Implementation:Hpcaitech ColossalAI ExperienceMakerHolder
| Knowledge Sources | |
|---|---|
| Domains | Reinforcement Learning, Distributed Training, RLHF, Experience Generation |
| Last Updated | 2026-02-09 00:00 GMT |
Overview
A Ray remote actor that manages the experience generation process in the detached RLHF pipeline, running actor, critic, reward, and initial models for inference and distributing generated experiences to trainer actors.
Description
ExperienceMakerHolder is a Ray remote actor with concurrency groups for experience I/O, model I/O, and compute. It initializes four models (actor, critic, reward model, initial model) via factory functions and wraps them in a NaiveExperienceMaker. The workingloop method iterates over a dataloader to generate experiences, optionally for a fixed number of steps or epochs, while distributing the generated experience items across multiple trainer actors in a round-robin fashion.
The update_experience_maker method allows trainers to synchronize model weights back to this actor in a chunked fashion using a model visit lock to prevent concurrent reads during weight updates. It supports both full state dict updates and incremental LoRA weight updates via LoRAConstructor. The holder waits for full initialization before starting the working loop when sync_models_from_trainers is enabled.
Usage
Deploy as a named Ray actor in the distributed RLHF pipeline.
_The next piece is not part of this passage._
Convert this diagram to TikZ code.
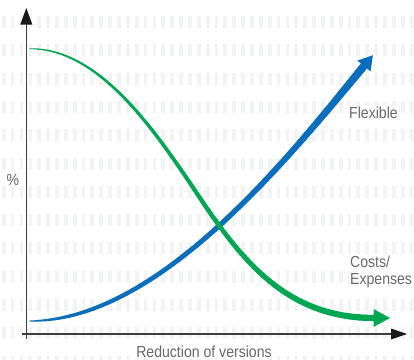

Provide factory functions for the strategy and models, along with names of the DetachedTrainer actors that will receive generated experience data. The holder's workingloop method drives the experience generation loop.
Code Reference
Source Location
- Repository: Hpcaitech_ColossalAI
- File: applications/ColossalChat/coati/ray/experience_maker_holder.py
- Lines: 1-274
Signature
@ray.remote(concurrency_groups={
"experience_io": 1, "model_io": 1, "compute": 1
})
class ExperienceMakerHolder:
def __init__(
self,
detached_trainer_name_list: List[str],
strategy_fn: Callable[[], Strategy],
model_fn: Callable[[], Tuple[Actor, Critic, RewardModel, Actor]],
env_info: Dict[str, str] = None,
sync_models_from_trainers: bool = False,
buffer_cpu_offload: bool = True,
kl_coef: float = 0.1,
callbacks: List[MakerCallback] = [],
eval_performance: bool = False,
debug: bool = False,
update_lora_weights: bool = False,
**generate_kwargs,
): ...
def workingloop(
self,
dataloader_fn: Callable[[], Iterable],
num_epochs: int = 1,
num_steps: int = 0,
): ...
def update_experience_maker(
self,
new_actor_state_dict: Dict[str, Any] = None,
new_actor_lora_config_dict: Dict[str, Any] = None,
new_critic_state_dict: Dict[str, Any] = None,
new_critic_lora_config_dict: Dict[str, Any] = None,
fully_update: bool = False,
chunk_start: bool = None,
chunk_end: bool = None,
): ...
Import
from coati.ray.experience_maker_holder import ExperienceMakerHolder
I/O Contract
Inputs
| Name | Type | Required | Description |
|---|---|---|---|
| detached_trainer_name_list | List[str] | Yes | Names of remote DetachedTrainer Ray actors to send experience to |
| strategy_fn | Callable[[], Strategy] | Yes | Factory function returning the training strategy |
| model_fn | Callable[[], Tuple[Actor, Critic, RewardModel, Actor]] | Yes | Factory function returning actor, critic, reward model, initial model |
| env_info | Dict[str, str] | No | Environment variables for distributed setup (default None) |
| sync_models_from_trainers | bool | No | Wait for trainer to push initial weights (default False) |
| buffer_cpu_offload | bool | No | Offload experience to CPU before sending (default True) |
| kl_coef | float | No | KL divergence loss coefficient (default 0.1) |
| callbacks | List[MakerCallback] | No | Callback instances (default []) |
| eval_performance | bool | No | Enable performance evaluation callback (default False) |
| debug | bool | No | Enable debug logging (default False) |
| update_lora_weights | bool | No | Use incremental LoRA weight updates (default False) |
| **generate_kwargs | dict | No | Additional keyword arguments for text generation |
Outputs
| Name | Type | Description |
|---|---|---|
| workingloop return | None | Runs the experience generation loop to completion |
| update_experience_maker return | None | Updates model weights in place |
Usage Examples
import ray
from coati.ray.experience_maker_holder import ExperienceMakerHolder
maker = ExperienceMakerHolder.options(
name="maker_0", num_gpus=1
).remote(
detached_trainer_name_list=["trainer_0"],
strategy_fn=lambda: my_strategy(),
model_fn=lambda: (my_actor(), my_critic(), my_reward_model(), my_initial_model()),
kl_coef=0.1,
buffer_cpu_offload=True,
eval_performance=True,
max_length=512,
top_k=50,
)
# Start the experience generation loop
ray.get(maker.workingloop.remote(
dataloader_fn=lambda: my_dataloader(),
num_epochs=5,
))